▸ **The task**:
Transcribe exactly the lines from the one containing "Give me the matplotlib source for this chart." through the one containing "0.94129, 0.93995, 0.93836, 0.93731, 0.93652, 0.93518, 0.93386]", both included, and leave out any pictures.

▸ **Exercise data**:
______________________________
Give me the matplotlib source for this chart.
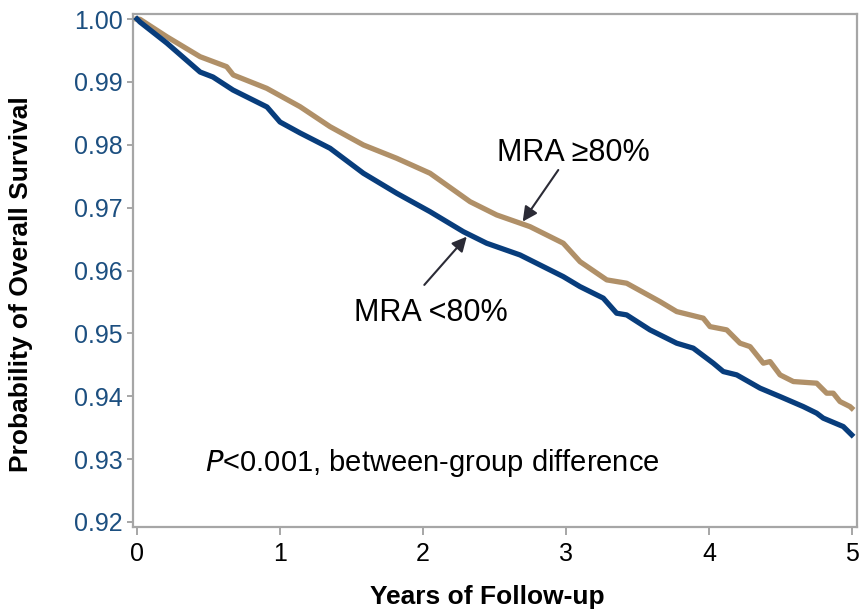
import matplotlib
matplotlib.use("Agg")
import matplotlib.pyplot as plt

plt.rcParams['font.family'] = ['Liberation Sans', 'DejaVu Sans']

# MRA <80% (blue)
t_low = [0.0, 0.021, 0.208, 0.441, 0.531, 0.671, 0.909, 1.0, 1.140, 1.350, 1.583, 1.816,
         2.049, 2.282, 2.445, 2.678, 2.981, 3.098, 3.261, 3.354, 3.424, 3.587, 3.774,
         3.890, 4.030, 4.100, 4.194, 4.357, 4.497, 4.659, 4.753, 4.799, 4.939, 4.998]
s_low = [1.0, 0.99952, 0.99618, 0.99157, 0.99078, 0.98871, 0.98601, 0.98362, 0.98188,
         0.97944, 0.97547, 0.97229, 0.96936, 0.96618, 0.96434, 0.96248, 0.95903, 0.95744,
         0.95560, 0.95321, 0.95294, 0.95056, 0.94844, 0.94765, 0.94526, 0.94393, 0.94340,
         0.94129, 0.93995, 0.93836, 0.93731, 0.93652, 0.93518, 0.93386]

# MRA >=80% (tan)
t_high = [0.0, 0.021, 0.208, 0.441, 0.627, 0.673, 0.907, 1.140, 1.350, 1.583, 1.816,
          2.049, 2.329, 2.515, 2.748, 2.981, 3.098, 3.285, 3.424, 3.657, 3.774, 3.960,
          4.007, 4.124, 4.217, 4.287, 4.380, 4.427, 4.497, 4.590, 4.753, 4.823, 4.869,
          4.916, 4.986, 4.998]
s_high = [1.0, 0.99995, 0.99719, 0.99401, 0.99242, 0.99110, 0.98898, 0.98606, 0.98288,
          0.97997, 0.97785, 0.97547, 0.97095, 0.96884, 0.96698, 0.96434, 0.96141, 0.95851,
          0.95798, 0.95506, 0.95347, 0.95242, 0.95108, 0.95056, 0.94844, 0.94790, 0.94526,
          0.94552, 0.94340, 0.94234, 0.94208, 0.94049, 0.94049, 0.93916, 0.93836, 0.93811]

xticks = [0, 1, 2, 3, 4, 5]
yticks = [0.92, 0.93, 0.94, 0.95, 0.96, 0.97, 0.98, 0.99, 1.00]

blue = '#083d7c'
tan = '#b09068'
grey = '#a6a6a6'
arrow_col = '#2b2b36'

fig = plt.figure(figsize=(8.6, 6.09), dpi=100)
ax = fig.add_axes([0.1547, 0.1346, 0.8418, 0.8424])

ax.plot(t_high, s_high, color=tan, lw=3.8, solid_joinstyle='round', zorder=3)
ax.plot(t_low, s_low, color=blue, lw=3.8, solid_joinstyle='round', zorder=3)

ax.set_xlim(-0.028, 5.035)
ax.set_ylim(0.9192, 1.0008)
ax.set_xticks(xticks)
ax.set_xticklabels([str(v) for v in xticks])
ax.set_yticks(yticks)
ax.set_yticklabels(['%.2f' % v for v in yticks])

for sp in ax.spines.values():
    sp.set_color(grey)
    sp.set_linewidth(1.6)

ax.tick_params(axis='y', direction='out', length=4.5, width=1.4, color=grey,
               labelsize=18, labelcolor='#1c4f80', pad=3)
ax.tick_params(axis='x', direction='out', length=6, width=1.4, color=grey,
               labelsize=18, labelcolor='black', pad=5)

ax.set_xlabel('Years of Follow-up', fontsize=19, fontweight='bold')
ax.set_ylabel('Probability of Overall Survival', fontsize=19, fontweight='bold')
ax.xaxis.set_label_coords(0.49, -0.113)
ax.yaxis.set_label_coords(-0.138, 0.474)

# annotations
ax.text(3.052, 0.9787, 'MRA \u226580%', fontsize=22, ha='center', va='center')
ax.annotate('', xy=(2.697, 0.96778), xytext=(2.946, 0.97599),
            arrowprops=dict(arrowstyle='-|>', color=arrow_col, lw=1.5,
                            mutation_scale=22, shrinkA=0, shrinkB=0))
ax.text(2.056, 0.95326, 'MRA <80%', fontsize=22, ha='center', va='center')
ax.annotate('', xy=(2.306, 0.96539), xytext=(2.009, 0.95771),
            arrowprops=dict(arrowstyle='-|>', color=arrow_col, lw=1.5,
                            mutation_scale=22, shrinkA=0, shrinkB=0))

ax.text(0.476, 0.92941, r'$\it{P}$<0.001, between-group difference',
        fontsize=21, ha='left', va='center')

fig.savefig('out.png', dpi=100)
______________________________
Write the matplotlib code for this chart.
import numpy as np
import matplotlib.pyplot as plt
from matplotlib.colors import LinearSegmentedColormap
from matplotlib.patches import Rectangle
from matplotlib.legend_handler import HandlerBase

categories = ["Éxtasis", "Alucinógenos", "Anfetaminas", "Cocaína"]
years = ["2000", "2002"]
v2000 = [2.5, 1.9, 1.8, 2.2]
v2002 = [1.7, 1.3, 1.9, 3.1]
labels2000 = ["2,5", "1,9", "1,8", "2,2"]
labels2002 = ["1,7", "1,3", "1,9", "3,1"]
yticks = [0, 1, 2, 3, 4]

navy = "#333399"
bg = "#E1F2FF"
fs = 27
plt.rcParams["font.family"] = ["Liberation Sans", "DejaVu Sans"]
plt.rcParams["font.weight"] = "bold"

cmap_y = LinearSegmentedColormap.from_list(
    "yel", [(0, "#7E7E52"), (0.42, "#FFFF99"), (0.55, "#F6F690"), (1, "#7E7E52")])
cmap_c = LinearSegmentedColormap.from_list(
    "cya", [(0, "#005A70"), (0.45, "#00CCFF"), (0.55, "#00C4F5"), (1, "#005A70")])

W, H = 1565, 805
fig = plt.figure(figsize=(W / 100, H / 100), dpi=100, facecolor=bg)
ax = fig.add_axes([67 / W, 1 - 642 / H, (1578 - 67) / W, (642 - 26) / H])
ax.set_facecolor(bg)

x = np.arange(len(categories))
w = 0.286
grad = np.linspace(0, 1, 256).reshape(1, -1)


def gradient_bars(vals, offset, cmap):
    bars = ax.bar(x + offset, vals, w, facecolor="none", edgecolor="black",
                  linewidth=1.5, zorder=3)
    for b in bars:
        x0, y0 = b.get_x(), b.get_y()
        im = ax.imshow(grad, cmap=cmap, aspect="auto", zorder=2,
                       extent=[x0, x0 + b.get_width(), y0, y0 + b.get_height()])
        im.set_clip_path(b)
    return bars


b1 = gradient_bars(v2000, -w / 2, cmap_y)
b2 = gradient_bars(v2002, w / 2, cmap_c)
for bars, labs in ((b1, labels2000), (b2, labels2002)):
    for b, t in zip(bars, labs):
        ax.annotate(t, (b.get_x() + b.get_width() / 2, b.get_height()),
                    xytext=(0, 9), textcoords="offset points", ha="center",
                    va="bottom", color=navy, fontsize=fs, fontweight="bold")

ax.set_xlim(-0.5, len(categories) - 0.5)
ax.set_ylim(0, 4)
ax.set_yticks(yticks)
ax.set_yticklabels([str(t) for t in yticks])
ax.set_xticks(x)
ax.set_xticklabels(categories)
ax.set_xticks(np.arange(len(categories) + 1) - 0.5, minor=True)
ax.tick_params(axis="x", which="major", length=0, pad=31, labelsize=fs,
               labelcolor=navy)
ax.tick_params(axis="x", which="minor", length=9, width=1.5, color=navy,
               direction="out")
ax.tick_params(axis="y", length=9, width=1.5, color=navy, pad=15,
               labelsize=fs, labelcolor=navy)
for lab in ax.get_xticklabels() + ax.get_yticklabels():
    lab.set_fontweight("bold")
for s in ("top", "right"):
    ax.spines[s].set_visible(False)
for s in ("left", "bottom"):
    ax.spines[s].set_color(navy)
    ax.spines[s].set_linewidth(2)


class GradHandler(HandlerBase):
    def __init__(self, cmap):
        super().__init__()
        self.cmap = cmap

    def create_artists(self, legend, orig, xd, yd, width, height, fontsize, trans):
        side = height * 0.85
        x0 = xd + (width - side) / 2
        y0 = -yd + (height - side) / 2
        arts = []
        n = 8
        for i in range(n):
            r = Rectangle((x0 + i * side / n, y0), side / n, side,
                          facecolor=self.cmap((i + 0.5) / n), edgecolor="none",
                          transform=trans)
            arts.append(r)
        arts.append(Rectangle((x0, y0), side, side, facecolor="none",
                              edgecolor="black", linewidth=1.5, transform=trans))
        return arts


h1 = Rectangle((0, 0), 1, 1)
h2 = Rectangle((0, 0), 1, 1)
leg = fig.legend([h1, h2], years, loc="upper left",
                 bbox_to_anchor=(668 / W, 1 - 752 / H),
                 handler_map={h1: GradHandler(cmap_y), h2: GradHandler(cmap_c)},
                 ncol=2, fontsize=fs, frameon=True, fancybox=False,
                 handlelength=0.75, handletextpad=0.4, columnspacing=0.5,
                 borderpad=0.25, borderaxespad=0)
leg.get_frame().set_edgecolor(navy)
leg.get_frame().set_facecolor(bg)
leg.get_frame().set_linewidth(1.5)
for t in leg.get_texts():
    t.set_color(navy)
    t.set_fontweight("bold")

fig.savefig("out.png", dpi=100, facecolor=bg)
______________________________
▸ **Answer to this problem**:
Give me the matplotlib source for this chart.
import matplotlib
matplotlib.use("Agg")
import matplotlib.pyplot as plt

plt.rcParams['font.family'] = ['Liberation Sans', 'DejaVu Sans']

# MRA <80% (blue)
t_low = [0.0, 0.021, 0.208, 0.441, 0.531, 0.671, 0.909, 1.0, 1.140, 1.350, 1.583, 1.816,
         2.049, 2.282, 2.445, 2.678, 2.981, 3.098, 3.261, 3.354, 3.424, 3.587, 3.774,
         3.890, 4.030, 4.100, 4.194, 4.357, 4.497, 4.659, 4.753, 4.799, 4.939, 4.998]
s_low = [1.0, 0.99952, 0.99618, 0.99157, 0.99078, 0.98871, 0.98601, 0.98362, 0.98188,
         0.97944, 0.97547, 0.97229, 0.96936, 0.96618, 0.96434, 0.96248, 0.95903, 0.95744,
         0.95560, 0.95321, 0.95294, 0.95056, 0.94844, 0.94765, 0.94526, 0.94393, 0.94340,
         0.94129, 0.93995, 0.93836, 0.93731, 0.93652, 0.93518, 0.93386]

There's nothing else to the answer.